§ **INSTRUCTIONS FOR THE TASK**:
Everything from the first line down to the line containing "var towerTime = 0.417;" is to be retyped exactly, both ends included, with pictures left out.

§ **RAW DATA**:
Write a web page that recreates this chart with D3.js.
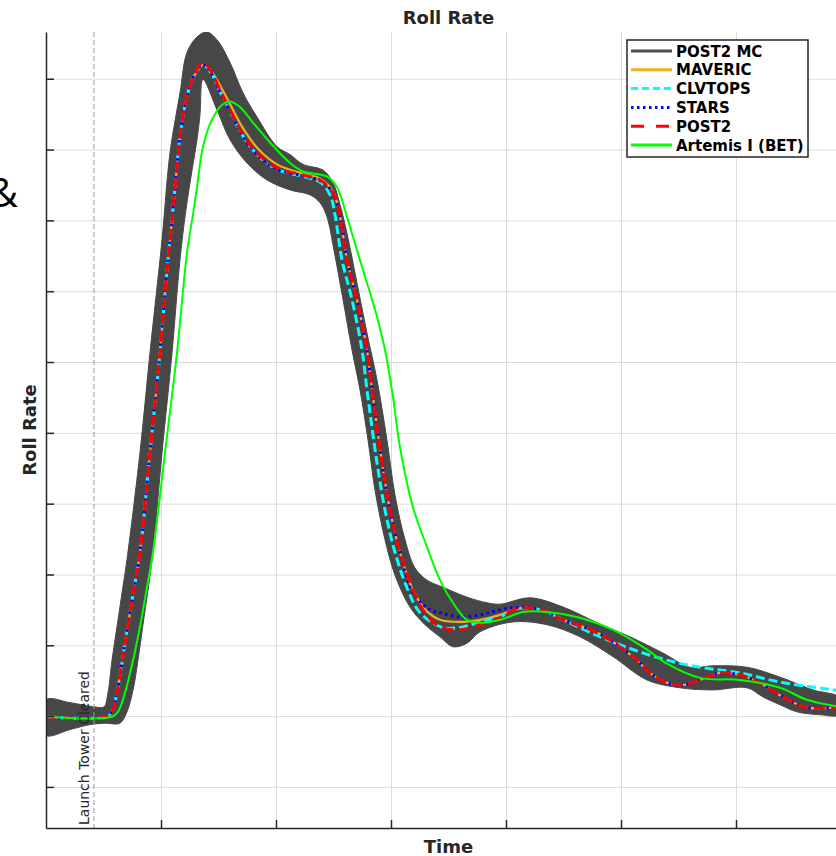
<!DOCTYPE html>
<meta charset="utf-8">
<style>

body {
    margin: 0;
    padding: 0;
    background: #fff;
}

svg {
    display: block;
    font-family: "DejaVu Sans", sans-serif;
}

.grid line {
    stroke: #dcdcdc; /* light MATLAB-style grid */
    stroke-width: 1;
}

.grid path {
    display: none;
}

.axis path, .axis line {
    stroke: #262626;
    stroke-width: 1.5;
}

</style>
<svg width="836" height="856"></svg>

<script src="https://cdnjs.cloudflare.com/ajax/libs/d3/7.8.5/d3.min.js"></script>

<script>
// ---- data: [time, roll rate] in axis units ----
var xTicks = [1, 2, 3, 4, 5, 6];
var yTicks = [0, 1, 2, 3, 4, 5, 6, 7, 8, 9, 10];
var towerTime = 0.417;

var seriesNames = ["POST2 MC", "MAVERIC", "CLVTOPS", "STARS", "POST2", "Artemis I (BET)"];

// Monte Carlo envelope (upper / left edge, then lower / right edge)
var mcUpper = [[0,1.23],[0.209,1.19],[0.426,1.13],[0.504,1.13],[0.539,1.33],[0.574,1.79],[0.617,2.26],[0.661,2.74],
    [0.704,3.21],[0.817,4.72],[0.904,6.13],[1.009,7.73],[1.078,8.95],[1.165,9.80],[1.226,10.37],[1.313,10.59],
    [1.4,10.66],[1.487,10.55],[1.6,10.23],[1.713,9.80],[1.835,9.46],[2.009,9.04],[2.122,8.93],[2.235,8.79],
    [2.409,8.71],[2.496,8.53],[2.557,8.22],[2.617,7.82],[2.704,7.12],[2.791,6.41],[2.878,5.75],[2.965,4.90],
    [3.035,4.12],[3.122,3.49],[3.209,3.09],[3.313,2.92],[3.452,2.82],[3.661,2.68],[3.835,2.60],[3.948,2.58],
    [4.209,2.67],[4.496,2.54],[4.791,2.32],[5.078,2.12],[5.365,1.89],[5.6,1.69],[5.8,1.71],[6.096,1.69],
    [6.383,1.55],[6.670,1.37],[6.9,1.26]];
var mcLower = [[0,0.73],[0.209,0.81],[0.383,0.88],[0.513,0.90],[0.643,0.90],[0.704,1.06],[0.757,1.37],[0.8,1.79],
    [0.843,2.29],[0.887,2.78],[0.930,3.31],[1.009,4.72],[1.096,6.13],[1.165,7.44],[1.217,8.15],[1.270,8.71],
    [1.313,9.14],[1.339,9.49],[1.365,9.99],[1.487,9.56],[1.6,9.14],[1.748,8.81],[1.922,8.57],[2.122,8.43],
    [2.296,8.36],[2.383,8.25],[2.443,8.05],[2.504,7.58],[2.583,6.88],[2.661,6.17],[2.730,5.61],[2.8,4.90],
    [2.861,4.19],[2.948,3.49],[3.035,2.99],[3.165,2.54],[3.296,2.29],[3.426,2.12],[3.539,1.98],[3.661,2.03],
    [3.774,2.19],[4.061,2.33],[4.357,2.29],[4.643,2.12],[4.930,1.84],[5.226,1.51],[5.513,1.40],[5.8,1.37],
    [6.096,1.40],[6.235,1.27],[6.383,1.16],[6.530,1.06],[6.730,1.02],[6.9,1.02]];

var maveric = [[0,0.99],[0.53,0.99],[0.574,1.06],[0.626,1.41],[0.687,2.03],[0.748,2.64],[0.817,3.31],[0.904,4.72],
    [0.991,6.13],[1.052,7.30],[1.096,8.01],[1.122,8.47],[1.165,9.18],[1.226,9.75],[1.296,10.06],[1.37,10.2],
    [1.46,10.05],[1.535,9.84],[1.62,9.58],[1.71,9.31],[1.85,9.0],[2.02,8.78],[2.235,8.66],[2.383,8.59],
    [2.496,8.41],[2.557,8.05],[2.617,7.44],[2.704,6.88],[2.791,6.17],[2.835,5.61],[2.922,4.58],[2.991,3.91],
    [3.078,3.31],[3.191,2.78],[3.30,2.50],[3.426,2.36],[3.6,2.33],[3.774,2.36],[3.948,2.43],[4.061,2.50],
    [4.209,2.53],[4.357,2.47],[4.496,2.36],[4.791,2.18],[5.104,1.84],[5.252,1.61],[5.4,1.47],[5.539,1.44],
    [5.687,1.51],[5.861,1.61],[6.035,1.58],[6.209,1.47],[6.409,1.27],[6.617,1.12],[6.9,1.13]];

var clvtops = [[0,0.99],[0.53,0.99],[0.574,1.06],[0.626,1.41],[0.687,2.03],[0.748,2.64],[0.817,3.31],[0.904,4.72],
    [0.991,6.13],[1.052,7.30],[1.096,8.01],[1.122,8.47],[1.165,9.18],[1.226,9.75],[1.296,10.08],[1.365,10.2],
    [1.443,10.06],[1.513,9.82],[1.6,9.54],[1.687,9.26],[1.835,8.93],[2.009,8.72],[2.235,8.62],[2.383,8.54],
    [2.47,8.36],[2.513,8.08],[2.574,7.44],[2.661,6.88],[2.748,6.17],[2.791,5.61],[2.878,4.58],[2.948,3.91],
    [3.035,3.31],[3.148,2.78],[3.252,2.46],[3.452,2.25],[3.626,2.26],[3.774,2.33],[3.948,2.40],[4.061,2.50],
    [4.209,2.53],[4.357,2.47],[4.496,2.36],[4.817,2.12],[5.104,1.94],[5.4,1.79],[5.687,1.69],[6.035,1.61],
    [6.383,1.48],[6.9,1.36]];

var stars = [[0,0.99],[0.53,0.99],[0.574,1.06],[0.626,1.41],[0.687,2.03],[0.748,2.64],[0.817,3.31],[0.904,4.72],
    [0.991,6.13],[1.052,7.30],[1.096,8.01],[1.122,8.47],[1.165,9.18],[1.226,9.75],[1.296,10.08],[1.365,10.2],
    [1.443,10.06],[1.513,9.82],[1.6,9.54],[1.687,9.26],[1.835,8.93],[2.009,8.72],[2.235,8.63],[2.383,8.56],
    [2.496,8.39],[2.557,8.05],[2.617,7.44],[2.704,6.88],[2.791,6.17],[2.835,5.61],[2.922,4.58],[2.991,3.91],
    [3.078,3.31],[3.191,2.74],[3.339,2.50],[3.426,2.46],[3.6,2.40],[3.774,2.43],[3.948,2.50],[4.061,2.53],
    [4.209,2.53],[4.357,2.47],[4.496,2.36],[4.791,2.18],[5.104,1.84],[5.252,1.61],[5.4,1.47],[5.539,1.44],
    [5.687,1.51],[5.861,1.61],[6.035,1.58],[6.209,1.47],[6.409,1.27],[6.617,1.12],[6.9,1.13]];

var post2 = [[0,0.99],[0.53,0.99],[0.574,1.06],[0.626,1.41],[0.687,2.03],[0.748,2.64],[0.817,3.31],[0.904,4.72],
    [0.991,6.13],[1.052,7.30],[1.096,8.01],[1.122,8.47],[1.165,9.18],[1.226,9.75],[1.296,10.08],[1.365,10.23],
    [1.443,10.08],[1.513,9.84],[1.6,9.56],[1.687,9.28],[1.835,8.95],[2.009,8.74],[2.235,8.64],[2.383,8.57],
    [2.496,8.39],[2.557,8.05],[2.617,7.44],[2.704,6.88],[2.791,6.17],[2.835,5.61],[2.922,4.58],[2.991,3.91],
    [3.078,3.31],[3.191,2.78],[3.278,2.50],[3.426,2.26],[3.6,2.22],[3.774,2.29],[3.948,2.39],[4.061,2.50],
    [4.209,2.53],[4.357,2.47],[4.496,2.36],[4.791,2.18],[5.104,1.84],[5.252,1.61],[5.4,1.47],[5.539,1.44],
    [5.687,1.51],[5.861,1.61],[6.035,1.58],[6.209,1.47],[6.409,1.27],[6.617,1.12],[6.9,1.13]];

var artemis = [[0,0.99],[0.574,0.99],[0.626,1.06],[0.687,1.33],[0.757,1.79],[0.817,2.26],[0.878,2.82],[0.930,3.31],
    [1.035,4.72],[1.139,6.13],[1.226,7.54],[1.278,8.08],[1.313,8.47],[1.365,9.04],[1.443,9.42],[1.530,9.63],
    [1.6,9.68],[1.687,9.60],[1.8,9.38],[1.948,9.10],[2.122,8.81],[2.235,8.69],[2.443,8.62],[2.530,8.47],
    [2.617,8.05],[2.704,7.58],[2.791,7.12],[2.878,6.64],[2.948,6.17],[3.017,5.51],[3.078,4.80],[3.191,3.95],
    [3.313,3.39],[3.426,2.92],[3.539,2.60],[3.661,2.36],[3.8,2.32],[3.948,2.36],[4.148,2.47],[4.357,2.47],
    [4.643,2.39],[4.930,2.22],[5.226,1.94],[5.4,1.74],[5.687,1.54],[6.035,1.51],[6.383,1.40],[6.617,1.23],[6.9,1.13]];

var seriesData = [maveric, clvtops, stars, post2, artemis];

// ---- styles per series ----
var styles = {
    "POST2 MC":        {color: "#474747", width: 3.5, dash: null, legendDash: null},
    "MAVERIC":         {color: "#EDB120", width: 2.2, dash: null, legendDash: null},
    "CLVTOPS":         {color: "#00FFFF", width: 3, dash: "9,4", legendDash: "7,4"},
    "STARS":           {color: "#0000FF", width: 3, dash: "2.5,3.5", legendDash: "2.5,3.5"},
    "POST2":           {color: "#FF0000", width: 3, dash: "11,6", legendDash: "13,12"},
    "Artemis I (BET)": {color: "#00FF00", width: 2, dash: null, legendDash: null}
};

var svg = d3.select("svg"),
    plotLeft = 46, plotRight = 851, plotTop = 32, plotBottom = 828;

var x = d3.scaleLinear().domain([0, 7]).range([plotLeft, plotRight]);
var y = d3.scaleLinear().domain([-0.58, 10.66]).range([plotBottom, plotTop]);

// clip to the plot box
svg.append("defs").append("clipPath").attr("id", "plotclip")
  .append("rect").attr("x", plotLeft).attr("y", plotTop)
    .attr("width", plotRight - plotLeft).attr("height", plotBottom - plotTop);

// grid lines
svg.append("g").attr("class", "grid")
    .attr("transform", "translate(" + plotLeft + ",0)")
    .call(d3.axisLeft(y).tickValues(yTicks).tickSize(-(plotRight - plotLeft)).tickFormat(""));
svg.append("g").attr("class", "grid")
    .attr("transform", "translate(0," + plotBottom + ")")
    .call(d3.axisBottom(x).tickValues(xTicks).tickSize(-(plotBottom - plotTop)).tickFormat(""));

var plot = svg.append("g").attr("clip-path", "url(#plotclip)");

// Monte Carlo band as a closed shape
var band = mcUpper.concat(mcLower.slice().reverse());
plot.append("path")
    .datum(band)
    .attr("fill", styles["POST2 MC"].color)
    .attr("stroke", styles["POST2 MC"].color)
    .attr("stroke-width", 1)
    .attr("d", d3.line()
        .x(function(d) { return x(d[0]); })
        .y(function(d) { return y(d[1]); })
        .curve(d3.curveCatmullRomClosed.alpha(0.5)));

// launch tower marker
svg.append("line")
    .attr("x1", x(towerTime)).attr("x2", x(towerTime))
    .attr("y1", plotTop).attr("y2", plotBottom)
    .attr("stroke", "#9a9a9a")
    .attr("stroke-width", 1)
    .attr("stroke-dasharray", "5,3");
svg.append("text")
    .attr("transform", "translate(" + (x(towerTime) - 5) + "," + (plotBottom - 3) + ") rotate(-90)")
    .attr("font-size", "14px")
    .attr("fill", "#262626")
    .text("Launch Tower Cleared");

// simulation / flight lines
var line = d3.line()
    .x(function(d) { return x(d[0]); })
    .y(function(d) { return y(d[1]); })
    .curve(d3.curveCatmullRom.alpha(0.5));

seriesData.forEach(function(data, i) {
    var s = styles[seriesNames[i + 1]];
    plot.append("path")
        .datum(data)
        .attr("fill", "none")
        .attr("stroke", s.color)
        .attr("stroke-width", s.width)
        .attr("stroke-dasharray", s.dash)
        .attr("d", line);
});

// axes (inward ticks, no labels)
svg.append("g").attr("class", "axis")
    .attr("transform", "translate(0," + plotBottom + ")")
    .call(d3.axisBottom(x).tickValues(xTicks).tickSize(-8).tickSizeOuter(0).tickFormat(""));
svg.append("g").attr("class", "axis")
    .attr("transform", "translate(" + plotLeft + ",0)")
    .call(d3.axisLeft(y).tickValues(yTicks).tickSize(-8).tickSizeOuter(0).tickFormat(""));

// legend
var legend = svg.append("g").attr("transform", "translate(627,40)");
legend.append("rect")
    .attr("width", 181).attr("height", 117)
    .attr("fill", "#fff")
    .attr("stroke", "#262626")
    .attr("stroke-width", 1.5);

seriesNames.forEach(function(name, i) {
    var s = styles[name];
    var ry = 11 + i * 18.8;
    legend.append("line")
        .attr("x1", 4).attr("x2", 45)
        .attr("y1", ry).attr("y2", ry)
        .attr("stroke", name == "POST2 MC" ? "#4d4d4d" : s.color)
        .attr("stroke-width", 3)
        .attr("stroke-dasharray", s.legendDash);
    legend.append("text")
        .attr("x", 49).attr("y", ry + 5.5)
        .attr("font-size", "15px")
        .attr("font-weight", "bold")
        .attr("fill", "#000")
        .text(name);
});

// titles
svg.append("text")
    .attr("x", (plotLeft + plotRight) / 2).attr("y", 24)
    .attr("text-anchor", "middle")
    .attr("font-size", "18px").attr("font-weight", "bold")
    .attr("fill", "#262626")
    .text("Roll Rate");
svg.append("text")
    .attr("x", (plotLeft + plotRight) / 2).attr("y", 853)
    .attr("text-anchor", "middle")
    .attr("font-size", "18px").attr("font-weight", "bold")
    .attr("fill", "#262626")
    .text("Time");
svg.append("text")
    .attr("transform", "translate(36," + ((plotTop + plotBottom) / 2) + ") rotate(-90)")
    .attr("text-anchor", "middle")
    .attr("font-size", "18px").attr("font-weight", "bold")
    .attr("fill", "#262626")
    .text("Roll Rate");

// stray glyph at the left edge of the source image
svg.append("text")
    .attr("x", 18).attr("y", 207)
    .attr("text-anchor", "end")
    .attr("font-family", "Open Sans, sans-serif")
    .attr("font-size", "40px")
    .attr("fill", "#000")
    .text("&");
</script>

§ **REPLY TO THE TASK**:
Write a web page that recreates this chart with D3.js.
<!DOCTYPE html>
<meta charset="utf-8">
<style>

body {
    margin: 0;
    padding: 0;
    background: #fff;
}

svg {
    display: block;
    font-family: "DejaVu Sans", sans-serif;
}

.grid line {
    stroke: #dcdcdc; /* light MATLAB-style grid */
    stroke-width: 1;
}

.grid path {
    display: none;
}

.axis path, .axis line {
    stroke: #262626;
    stroke-width: 1.5;
}

</style>
<svg width="836" height="856"></svg>

<script src="https://cdnjs.cloudflare.com/ajax/libs/d3/7.8.5/d3.min.js"></script>

<script>
// ---- data: [time, roll rate] in axis units ----
var xTicks = [1, 2, 3, 4, 5, 6];
var yTicks = [0, 1, 2, 3, 4, 5, 6, 7, 8, 9, 10];
var towerTime = 0.417;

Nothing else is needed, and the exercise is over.